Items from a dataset
......
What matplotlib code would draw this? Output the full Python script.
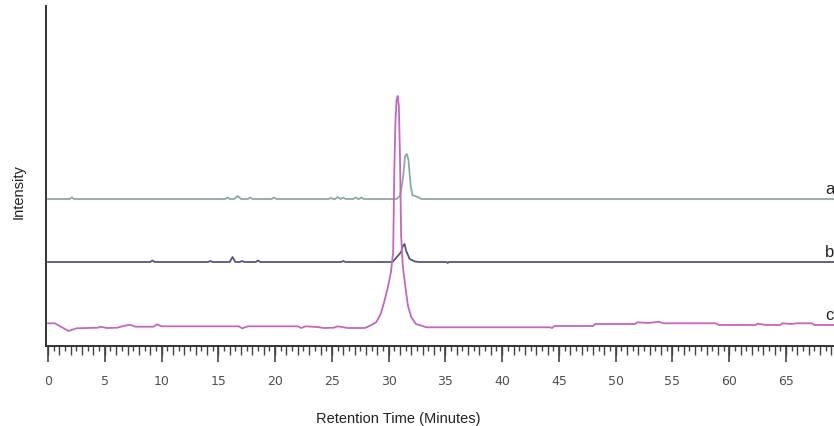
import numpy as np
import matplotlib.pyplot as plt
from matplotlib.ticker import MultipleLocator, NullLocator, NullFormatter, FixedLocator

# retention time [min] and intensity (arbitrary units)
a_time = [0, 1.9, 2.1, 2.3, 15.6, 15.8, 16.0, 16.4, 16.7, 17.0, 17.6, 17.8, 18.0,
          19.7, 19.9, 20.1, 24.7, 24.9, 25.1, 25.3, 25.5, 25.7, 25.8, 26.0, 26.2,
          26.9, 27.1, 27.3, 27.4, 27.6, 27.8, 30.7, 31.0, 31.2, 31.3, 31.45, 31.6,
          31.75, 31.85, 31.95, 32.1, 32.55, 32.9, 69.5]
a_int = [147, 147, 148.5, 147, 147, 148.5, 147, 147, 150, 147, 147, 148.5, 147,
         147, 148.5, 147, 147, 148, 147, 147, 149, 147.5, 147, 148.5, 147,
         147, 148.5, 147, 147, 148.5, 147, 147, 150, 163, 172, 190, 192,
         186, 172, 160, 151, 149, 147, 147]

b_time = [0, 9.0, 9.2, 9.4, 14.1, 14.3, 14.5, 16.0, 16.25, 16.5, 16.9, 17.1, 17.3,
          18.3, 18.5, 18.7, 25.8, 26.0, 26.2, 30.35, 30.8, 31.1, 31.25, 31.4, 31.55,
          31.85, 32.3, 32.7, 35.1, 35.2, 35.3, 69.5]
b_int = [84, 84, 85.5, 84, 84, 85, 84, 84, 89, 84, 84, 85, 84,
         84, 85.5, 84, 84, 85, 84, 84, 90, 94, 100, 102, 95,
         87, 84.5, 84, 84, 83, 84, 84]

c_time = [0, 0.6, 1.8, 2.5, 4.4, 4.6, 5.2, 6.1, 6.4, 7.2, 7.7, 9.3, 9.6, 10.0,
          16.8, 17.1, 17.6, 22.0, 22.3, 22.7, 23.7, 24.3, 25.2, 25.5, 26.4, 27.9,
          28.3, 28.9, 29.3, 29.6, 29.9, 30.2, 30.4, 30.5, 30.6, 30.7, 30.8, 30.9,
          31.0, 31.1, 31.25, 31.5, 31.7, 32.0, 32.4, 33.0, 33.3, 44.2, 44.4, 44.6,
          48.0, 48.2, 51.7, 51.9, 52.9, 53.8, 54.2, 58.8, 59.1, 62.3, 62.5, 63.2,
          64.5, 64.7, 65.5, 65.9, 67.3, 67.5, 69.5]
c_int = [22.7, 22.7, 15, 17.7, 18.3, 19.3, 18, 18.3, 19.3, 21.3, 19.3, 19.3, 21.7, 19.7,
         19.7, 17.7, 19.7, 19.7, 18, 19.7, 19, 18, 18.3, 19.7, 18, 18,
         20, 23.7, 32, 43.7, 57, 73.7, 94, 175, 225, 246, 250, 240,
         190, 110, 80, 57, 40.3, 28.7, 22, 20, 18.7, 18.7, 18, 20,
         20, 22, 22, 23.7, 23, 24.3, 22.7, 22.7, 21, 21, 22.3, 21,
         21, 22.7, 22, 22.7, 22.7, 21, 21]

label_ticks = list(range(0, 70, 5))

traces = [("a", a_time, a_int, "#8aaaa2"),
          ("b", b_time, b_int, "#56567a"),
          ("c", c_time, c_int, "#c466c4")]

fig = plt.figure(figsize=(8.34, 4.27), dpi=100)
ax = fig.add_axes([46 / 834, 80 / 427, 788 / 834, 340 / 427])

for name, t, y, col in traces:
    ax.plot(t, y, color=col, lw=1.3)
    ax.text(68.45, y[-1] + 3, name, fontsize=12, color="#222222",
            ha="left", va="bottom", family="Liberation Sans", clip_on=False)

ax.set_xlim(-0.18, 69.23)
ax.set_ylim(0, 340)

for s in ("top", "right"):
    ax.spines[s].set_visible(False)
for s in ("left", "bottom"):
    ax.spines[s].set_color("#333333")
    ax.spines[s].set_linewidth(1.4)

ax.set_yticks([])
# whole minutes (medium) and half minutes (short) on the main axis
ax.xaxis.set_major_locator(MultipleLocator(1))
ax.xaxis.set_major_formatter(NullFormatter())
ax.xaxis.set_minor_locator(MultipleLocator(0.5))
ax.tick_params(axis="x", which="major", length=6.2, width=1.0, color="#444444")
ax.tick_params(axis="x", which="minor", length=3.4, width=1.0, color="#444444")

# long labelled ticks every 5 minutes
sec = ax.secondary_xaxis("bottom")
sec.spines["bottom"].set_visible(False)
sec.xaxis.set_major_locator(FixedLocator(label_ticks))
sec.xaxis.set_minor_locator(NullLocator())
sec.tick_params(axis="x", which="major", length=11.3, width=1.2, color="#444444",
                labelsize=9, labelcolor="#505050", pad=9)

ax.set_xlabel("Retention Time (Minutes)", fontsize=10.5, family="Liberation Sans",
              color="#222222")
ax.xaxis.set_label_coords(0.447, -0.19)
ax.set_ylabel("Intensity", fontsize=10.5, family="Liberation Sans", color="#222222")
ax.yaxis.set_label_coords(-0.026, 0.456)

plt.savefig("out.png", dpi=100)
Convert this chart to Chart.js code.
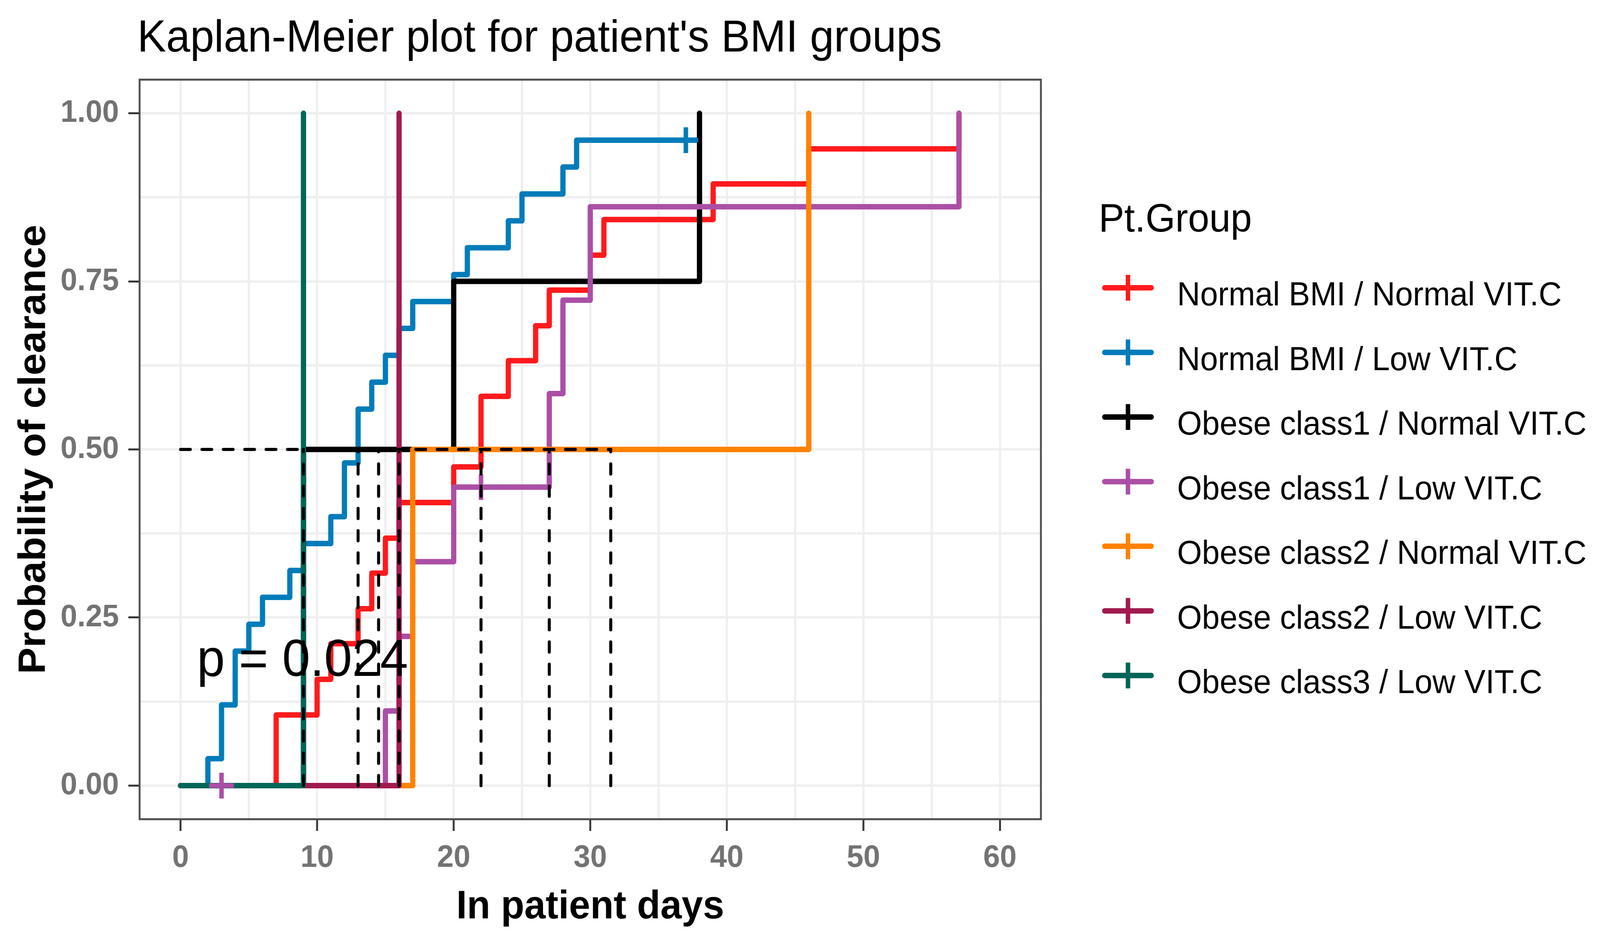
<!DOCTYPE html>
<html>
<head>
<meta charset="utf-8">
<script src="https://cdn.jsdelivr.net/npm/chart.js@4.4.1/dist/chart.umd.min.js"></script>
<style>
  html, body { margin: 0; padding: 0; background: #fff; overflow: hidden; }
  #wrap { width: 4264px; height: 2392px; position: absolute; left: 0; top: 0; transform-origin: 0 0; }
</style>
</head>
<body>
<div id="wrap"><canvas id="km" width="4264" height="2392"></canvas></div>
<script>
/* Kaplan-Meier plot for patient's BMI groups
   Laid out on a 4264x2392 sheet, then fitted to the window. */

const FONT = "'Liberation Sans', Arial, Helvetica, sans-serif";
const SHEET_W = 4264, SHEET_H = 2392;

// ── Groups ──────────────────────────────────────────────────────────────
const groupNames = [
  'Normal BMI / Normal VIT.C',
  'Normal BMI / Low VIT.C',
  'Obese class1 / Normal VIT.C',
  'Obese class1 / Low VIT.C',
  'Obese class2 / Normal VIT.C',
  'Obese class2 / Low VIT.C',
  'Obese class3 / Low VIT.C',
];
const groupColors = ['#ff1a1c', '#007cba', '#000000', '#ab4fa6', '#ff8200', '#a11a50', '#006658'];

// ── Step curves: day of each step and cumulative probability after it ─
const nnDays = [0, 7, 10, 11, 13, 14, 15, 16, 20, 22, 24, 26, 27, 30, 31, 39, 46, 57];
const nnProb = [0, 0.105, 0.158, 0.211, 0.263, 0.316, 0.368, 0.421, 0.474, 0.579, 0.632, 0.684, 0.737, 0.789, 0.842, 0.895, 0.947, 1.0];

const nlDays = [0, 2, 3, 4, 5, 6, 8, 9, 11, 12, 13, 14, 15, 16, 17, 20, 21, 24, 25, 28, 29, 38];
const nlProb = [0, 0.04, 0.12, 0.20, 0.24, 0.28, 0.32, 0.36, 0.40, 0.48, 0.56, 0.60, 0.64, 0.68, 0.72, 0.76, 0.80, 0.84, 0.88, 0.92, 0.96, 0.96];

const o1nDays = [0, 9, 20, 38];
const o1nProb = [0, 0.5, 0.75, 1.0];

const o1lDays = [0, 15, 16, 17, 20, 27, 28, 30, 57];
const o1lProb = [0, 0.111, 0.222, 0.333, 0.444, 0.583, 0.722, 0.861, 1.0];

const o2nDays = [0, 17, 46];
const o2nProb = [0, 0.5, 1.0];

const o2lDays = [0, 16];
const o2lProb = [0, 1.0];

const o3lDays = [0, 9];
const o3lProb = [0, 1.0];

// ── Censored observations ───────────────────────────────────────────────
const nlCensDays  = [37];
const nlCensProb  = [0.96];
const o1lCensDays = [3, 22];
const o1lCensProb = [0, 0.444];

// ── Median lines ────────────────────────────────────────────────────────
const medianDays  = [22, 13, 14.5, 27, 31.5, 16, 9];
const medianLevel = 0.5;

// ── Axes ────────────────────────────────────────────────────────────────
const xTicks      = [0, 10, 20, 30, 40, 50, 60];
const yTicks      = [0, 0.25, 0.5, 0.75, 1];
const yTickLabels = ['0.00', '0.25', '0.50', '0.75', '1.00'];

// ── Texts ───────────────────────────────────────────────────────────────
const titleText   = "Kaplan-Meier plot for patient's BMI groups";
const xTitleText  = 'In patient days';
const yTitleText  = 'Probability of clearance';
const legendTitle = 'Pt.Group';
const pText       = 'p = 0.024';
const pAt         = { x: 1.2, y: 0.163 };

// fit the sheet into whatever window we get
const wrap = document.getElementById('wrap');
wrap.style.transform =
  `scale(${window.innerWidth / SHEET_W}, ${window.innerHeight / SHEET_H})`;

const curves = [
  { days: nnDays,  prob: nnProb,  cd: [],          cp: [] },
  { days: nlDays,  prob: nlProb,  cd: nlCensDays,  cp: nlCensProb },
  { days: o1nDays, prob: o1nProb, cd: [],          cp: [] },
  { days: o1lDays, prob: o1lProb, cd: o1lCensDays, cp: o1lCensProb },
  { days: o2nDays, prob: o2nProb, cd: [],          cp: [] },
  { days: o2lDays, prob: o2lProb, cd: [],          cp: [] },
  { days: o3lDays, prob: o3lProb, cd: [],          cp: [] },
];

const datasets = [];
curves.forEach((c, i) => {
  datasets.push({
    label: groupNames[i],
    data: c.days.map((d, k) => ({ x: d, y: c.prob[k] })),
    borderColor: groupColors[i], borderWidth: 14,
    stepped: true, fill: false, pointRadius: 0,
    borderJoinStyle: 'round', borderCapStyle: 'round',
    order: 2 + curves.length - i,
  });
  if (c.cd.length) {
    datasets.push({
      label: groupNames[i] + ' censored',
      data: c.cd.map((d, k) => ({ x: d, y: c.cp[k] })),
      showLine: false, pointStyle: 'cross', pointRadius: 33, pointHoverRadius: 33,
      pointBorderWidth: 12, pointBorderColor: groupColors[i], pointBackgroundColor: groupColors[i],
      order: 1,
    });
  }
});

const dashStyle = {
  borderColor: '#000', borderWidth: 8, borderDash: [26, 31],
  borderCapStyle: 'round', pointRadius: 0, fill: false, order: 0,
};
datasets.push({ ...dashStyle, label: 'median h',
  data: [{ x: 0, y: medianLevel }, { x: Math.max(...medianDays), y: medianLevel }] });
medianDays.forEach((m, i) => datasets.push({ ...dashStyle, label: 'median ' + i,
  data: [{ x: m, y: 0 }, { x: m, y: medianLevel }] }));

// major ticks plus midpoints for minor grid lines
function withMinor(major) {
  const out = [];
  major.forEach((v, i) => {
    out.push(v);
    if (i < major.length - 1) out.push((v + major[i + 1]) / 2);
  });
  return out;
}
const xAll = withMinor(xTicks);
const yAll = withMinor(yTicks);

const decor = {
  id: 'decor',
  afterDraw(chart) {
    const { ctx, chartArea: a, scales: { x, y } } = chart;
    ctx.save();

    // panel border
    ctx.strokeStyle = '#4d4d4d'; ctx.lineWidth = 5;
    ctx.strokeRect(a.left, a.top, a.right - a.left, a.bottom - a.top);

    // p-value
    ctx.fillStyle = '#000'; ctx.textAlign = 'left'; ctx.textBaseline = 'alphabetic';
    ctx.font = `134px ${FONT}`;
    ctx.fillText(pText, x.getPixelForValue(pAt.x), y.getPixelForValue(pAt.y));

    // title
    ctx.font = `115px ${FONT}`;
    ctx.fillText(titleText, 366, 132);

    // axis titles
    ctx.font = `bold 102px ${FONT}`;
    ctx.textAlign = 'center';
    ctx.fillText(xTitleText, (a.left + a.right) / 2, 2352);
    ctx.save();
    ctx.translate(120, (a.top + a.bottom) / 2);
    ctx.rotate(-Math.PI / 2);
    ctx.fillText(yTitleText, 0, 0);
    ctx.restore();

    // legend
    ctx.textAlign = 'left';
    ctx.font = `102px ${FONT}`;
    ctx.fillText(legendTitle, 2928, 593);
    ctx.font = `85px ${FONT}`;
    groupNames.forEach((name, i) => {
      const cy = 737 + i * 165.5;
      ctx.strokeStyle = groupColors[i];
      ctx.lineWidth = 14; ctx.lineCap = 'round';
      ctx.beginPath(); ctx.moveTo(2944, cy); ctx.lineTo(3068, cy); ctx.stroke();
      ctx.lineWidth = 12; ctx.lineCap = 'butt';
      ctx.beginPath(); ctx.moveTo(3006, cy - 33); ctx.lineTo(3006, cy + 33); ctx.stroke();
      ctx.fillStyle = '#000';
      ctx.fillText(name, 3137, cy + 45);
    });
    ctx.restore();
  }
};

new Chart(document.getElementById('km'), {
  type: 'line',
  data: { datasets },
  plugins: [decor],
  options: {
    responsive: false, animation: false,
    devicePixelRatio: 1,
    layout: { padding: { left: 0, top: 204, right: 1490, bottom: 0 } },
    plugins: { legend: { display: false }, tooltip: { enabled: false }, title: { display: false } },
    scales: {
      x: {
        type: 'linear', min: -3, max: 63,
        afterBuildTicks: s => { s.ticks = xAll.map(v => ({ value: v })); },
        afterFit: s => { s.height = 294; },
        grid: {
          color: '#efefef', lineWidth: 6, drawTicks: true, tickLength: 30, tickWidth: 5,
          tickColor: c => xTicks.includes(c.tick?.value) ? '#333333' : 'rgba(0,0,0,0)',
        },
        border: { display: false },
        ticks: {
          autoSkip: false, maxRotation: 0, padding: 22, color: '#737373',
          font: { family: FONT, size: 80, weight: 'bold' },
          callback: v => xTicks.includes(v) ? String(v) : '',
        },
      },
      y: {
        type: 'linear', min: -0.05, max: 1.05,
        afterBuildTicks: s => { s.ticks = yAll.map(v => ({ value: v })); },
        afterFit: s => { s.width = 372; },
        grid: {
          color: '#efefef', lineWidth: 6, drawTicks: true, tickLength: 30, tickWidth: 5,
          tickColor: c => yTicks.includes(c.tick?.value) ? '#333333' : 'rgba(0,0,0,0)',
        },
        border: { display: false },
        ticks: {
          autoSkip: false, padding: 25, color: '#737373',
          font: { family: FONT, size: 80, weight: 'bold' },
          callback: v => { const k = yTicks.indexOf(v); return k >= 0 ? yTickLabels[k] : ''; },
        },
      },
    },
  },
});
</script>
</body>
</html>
......
### What you should do
In the entries above, find every line with the word "matplotlib" and list it.

### Solution to this exercise
What matplotlib code would draw this? Output the full Python script.
import matplotlib.pyplot as plt
from matplotlib.ticker import MultipleLocator, NullLocator, NullFormatter, FixedLocator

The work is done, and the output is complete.